Exercise instructions :: Print word for word the first line of the listing below and every line after it, through the line with "const yTicks = [0, -1, -2, -3, -4, -5, -6, -7];". Leave out the pictures and the rest.

[Charts and diagrams as code]
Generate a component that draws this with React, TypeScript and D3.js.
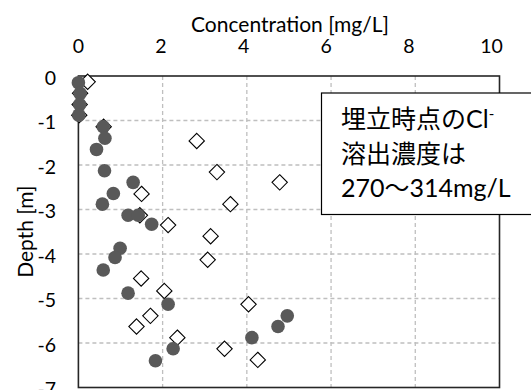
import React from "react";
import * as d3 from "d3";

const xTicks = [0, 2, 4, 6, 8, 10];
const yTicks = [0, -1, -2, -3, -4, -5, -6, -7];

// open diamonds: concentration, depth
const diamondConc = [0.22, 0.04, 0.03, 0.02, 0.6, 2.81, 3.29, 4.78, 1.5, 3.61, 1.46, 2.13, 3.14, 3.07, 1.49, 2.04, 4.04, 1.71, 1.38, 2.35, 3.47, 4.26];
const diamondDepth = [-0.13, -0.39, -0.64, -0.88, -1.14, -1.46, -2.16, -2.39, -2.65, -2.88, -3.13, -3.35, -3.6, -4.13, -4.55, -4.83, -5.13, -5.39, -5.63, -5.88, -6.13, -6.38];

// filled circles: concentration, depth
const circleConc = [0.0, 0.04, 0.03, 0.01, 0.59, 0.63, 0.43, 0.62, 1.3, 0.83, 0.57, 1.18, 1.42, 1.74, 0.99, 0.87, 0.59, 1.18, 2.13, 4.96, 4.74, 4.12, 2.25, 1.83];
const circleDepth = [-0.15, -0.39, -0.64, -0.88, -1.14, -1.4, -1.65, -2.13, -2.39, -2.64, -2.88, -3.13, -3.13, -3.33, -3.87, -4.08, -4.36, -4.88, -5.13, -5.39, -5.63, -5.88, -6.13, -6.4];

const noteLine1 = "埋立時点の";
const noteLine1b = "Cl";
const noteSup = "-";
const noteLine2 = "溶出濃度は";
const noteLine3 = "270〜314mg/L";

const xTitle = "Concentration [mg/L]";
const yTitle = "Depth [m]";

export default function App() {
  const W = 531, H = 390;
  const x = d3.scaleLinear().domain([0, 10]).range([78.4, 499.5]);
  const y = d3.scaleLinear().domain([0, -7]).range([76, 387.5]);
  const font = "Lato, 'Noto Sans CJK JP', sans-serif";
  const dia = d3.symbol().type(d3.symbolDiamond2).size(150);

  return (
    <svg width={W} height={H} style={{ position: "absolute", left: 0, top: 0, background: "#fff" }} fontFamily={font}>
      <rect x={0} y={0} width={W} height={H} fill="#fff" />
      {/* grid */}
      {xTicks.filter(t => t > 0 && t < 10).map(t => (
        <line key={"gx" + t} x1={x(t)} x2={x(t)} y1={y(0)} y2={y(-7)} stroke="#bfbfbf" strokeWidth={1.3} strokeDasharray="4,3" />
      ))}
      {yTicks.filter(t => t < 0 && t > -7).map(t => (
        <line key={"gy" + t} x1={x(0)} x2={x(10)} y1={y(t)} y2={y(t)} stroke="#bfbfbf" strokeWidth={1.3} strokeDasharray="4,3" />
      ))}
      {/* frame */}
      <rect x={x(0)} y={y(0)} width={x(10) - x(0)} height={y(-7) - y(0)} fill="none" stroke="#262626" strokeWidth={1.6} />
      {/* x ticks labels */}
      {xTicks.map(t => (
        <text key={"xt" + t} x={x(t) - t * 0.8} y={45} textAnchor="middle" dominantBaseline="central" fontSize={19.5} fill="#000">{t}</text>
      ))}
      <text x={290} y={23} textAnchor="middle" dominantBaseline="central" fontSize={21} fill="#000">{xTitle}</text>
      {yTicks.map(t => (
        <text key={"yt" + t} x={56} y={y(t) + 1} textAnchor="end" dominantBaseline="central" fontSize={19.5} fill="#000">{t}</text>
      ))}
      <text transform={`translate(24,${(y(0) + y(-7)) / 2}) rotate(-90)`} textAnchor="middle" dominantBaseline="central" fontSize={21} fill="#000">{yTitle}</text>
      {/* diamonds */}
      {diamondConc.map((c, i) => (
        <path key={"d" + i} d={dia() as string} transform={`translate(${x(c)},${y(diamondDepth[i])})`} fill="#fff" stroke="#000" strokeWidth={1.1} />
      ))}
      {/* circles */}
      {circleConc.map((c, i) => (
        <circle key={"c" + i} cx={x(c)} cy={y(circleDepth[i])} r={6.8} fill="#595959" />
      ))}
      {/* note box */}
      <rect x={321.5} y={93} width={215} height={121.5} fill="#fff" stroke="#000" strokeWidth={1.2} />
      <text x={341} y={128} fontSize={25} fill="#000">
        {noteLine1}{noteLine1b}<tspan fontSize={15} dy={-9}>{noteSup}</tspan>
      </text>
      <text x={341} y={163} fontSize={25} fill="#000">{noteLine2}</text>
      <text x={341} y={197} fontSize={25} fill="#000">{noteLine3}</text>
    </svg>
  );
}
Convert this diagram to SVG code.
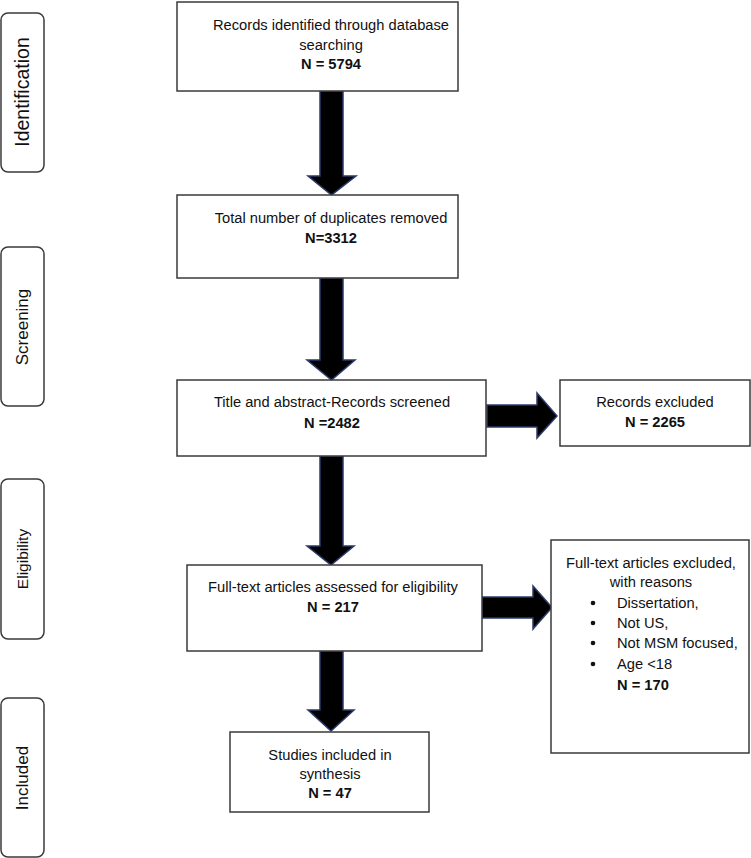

Exercise response ::
Generate a component that draws this with React, TypeScript and D3.js.
import React from "react";
import * as d3 from "d3";

const xTicks = [0, 2, 4, 6, 8, 10];
const yTicks = [0, -1, -2, -3, -4, -5, -6, -7];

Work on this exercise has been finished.